╭──

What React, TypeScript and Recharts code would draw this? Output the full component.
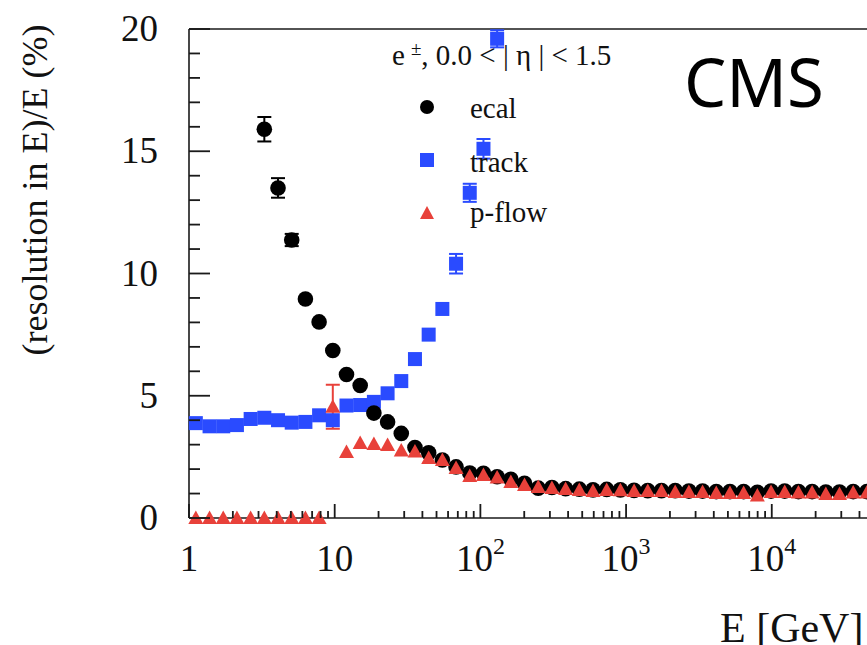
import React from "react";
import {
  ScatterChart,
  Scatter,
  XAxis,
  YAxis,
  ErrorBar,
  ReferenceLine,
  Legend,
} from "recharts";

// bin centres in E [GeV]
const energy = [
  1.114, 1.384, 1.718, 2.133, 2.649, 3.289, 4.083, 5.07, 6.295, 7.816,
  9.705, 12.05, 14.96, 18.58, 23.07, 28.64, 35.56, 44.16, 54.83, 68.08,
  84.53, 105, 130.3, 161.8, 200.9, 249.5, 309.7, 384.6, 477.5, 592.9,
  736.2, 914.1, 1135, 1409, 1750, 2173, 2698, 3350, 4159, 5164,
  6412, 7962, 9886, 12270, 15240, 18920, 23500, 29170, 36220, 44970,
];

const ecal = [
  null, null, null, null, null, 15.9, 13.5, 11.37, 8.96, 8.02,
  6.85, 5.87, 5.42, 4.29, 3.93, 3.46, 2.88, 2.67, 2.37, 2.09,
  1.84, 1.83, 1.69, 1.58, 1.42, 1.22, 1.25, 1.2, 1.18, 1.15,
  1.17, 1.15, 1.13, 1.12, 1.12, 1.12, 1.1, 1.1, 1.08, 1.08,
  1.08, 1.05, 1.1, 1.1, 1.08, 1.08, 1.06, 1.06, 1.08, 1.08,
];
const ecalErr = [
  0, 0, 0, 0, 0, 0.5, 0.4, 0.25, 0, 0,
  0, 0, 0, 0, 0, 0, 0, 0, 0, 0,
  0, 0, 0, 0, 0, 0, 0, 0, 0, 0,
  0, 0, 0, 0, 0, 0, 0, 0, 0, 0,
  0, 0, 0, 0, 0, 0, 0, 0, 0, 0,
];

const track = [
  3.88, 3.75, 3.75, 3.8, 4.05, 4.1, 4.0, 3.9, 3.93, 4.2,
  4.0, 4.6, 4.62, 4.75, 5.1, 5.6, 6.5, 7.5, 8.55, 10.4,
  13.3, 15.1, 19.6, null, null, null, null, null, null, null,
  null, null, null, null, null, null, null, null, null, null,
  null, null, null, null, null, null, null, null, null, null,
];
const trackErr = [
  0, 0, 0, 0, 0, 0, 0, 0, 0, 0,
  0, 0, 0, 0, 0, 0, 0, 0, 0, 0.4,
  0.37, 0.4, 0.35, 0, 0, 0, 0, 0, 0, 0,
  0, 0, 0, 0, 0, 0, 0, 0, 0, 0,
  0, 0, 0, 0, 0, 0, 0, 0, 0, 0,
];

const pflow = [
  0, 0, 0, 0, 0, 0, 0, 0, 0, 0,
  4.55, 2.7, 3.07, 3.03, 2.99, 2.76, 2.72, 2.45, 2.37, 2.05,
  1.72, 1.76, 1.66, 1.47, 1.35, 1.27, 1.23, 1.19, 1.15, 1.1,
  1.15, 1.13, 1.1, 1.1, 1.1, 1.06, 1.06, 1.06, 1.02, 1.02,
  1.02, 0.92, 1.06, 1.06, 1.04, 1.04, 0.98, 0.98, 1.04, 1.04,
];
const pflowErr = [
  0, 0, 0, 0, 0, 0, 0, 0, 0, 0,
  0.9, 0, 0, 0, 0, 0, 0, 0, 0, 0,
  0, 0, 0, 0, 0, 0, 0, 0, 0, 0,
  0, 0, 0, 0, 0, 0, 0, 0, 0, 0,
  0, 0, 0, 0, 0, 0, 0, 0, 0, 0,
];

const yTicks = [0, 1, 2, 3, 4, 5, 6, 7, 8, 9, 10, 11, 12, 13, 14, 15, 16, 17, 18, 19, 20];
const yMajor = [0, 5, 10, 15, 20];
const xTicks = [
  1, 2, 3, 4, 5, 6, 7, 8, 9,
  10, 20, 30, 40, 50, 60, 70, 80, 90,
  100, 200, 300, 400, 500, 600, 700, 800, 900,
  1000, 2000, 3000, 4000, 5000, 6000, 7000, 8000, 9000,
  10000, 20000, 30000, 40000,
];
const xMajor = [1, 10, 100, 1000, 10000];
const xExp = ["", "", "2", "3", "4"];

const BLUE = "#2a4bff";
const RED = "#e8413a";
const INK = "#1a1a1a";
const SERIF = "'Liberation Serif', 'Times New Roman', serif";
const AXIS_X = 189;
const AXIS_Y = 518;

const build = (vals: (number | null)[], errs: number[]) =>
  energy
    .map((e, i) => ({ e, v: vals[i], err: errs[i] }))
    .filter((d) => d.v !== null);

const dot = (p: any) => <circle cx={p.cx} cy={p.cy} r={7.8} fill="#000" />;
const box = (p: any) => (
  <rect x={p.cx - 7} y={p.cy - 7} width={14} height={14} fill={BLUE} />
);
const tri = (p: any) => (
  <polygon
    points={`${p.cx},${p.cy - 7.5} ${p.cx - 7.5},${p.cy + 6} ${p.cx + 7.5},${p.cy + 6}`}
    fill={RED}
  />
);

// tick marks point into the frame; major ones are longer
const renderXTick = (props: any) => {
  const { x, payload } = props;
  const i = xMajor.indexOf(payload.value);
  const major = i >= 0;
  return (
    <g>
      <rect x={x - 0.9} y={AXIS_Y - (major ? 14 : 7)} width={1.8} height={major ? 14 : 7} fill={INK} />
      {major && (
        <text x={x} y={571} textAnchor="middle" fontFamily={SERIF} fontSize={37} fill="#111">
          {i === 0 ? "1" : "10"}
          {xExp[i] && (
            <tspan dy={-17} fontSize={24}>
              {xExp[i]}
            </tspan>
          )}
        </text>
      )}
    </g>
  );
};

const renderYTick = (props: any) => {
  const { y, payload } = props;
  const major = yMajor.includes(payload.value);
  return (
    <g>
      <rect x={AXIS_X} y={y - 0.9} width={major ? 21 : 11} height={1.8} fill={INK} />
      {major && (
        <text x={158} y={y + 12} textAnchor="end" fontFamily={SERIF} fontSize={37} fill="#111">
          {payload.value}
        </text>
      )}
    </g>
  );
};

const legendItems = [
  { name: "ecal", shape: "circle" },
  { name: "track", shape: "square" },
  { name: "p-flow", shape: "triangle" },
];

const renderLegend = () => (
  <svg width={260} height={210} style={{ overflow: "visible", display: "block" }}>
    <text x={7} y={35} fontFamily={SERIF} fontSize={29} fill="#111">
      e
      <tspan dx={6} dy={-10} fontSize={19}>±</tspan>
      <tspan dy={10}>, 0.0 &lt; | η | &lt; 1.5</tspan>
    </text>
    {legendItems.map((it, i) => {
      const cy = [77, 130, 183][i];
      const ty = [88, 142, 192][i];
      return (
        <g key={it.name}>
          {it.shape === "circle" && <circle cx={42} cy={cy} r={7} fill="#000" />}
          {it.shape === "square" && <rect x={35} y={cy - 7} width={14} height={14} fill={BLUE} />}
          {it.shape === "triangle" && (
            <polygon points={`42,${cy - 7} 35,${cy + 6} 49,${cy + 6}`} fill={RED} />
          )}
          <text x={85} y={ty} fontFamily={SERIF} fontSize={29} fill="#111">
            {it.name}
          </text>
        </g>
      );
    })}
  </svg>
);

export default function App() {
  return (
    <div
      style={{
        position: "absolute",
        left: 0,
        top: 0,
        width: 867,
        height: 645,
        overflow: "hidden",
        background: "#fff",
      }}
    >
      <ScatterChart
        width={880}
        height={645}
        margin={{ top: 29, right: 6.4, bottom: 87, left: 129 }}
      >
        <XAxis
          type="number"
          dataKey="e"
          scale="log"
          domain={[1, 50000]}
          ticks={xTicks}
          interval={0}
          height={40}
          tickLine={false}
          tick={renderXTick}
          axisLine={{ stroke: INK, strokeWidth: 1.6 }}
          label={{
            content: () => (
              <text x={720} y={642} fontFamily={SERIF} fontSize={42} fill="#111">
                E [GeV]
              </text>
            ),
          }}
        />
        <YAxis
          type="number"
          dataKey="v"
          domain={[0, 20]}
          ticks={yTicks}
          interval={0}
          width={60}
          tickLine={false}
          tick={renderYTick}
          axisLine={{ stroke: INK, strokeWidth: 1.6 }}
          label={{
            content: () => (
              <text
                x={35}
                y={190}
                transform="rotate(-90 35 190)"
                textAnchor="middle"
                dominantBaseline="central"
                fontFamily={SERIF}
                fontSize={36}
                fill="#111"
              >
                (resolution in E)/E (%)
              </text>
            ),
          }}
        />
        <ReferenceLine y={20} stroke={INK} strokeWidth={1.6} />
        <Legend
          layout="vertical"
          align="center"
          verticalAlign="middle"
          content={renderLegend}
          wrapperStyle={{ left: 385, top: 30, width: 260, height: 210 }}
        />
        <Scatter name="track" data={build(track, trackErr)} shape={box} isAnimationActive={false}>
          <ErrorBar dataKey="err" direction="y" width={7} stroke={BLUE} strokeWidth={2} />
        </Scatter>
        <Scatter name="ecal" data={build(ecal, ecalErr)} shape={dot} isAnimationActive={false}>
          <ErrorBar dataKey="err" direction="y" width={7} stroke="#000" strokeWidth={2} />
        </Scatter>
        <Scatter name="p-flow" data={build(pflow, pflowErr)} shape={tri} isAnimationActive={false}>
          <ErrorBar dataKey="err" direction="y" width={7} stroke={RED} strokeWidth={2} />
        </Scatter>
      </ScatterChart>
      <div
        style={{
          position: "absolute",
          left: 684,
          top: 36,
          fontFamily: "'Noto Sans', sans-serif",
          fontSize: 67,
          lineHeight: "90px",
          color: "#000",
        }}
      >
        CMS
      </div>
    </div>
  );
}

╰──

* WHAT THIS TASK INVOLVES
Lines containing the string "React" are to be selected and copied.

* SOLUTION
What React, TypeScript and Recharts code would draw this? Output the full component.
import React from "react";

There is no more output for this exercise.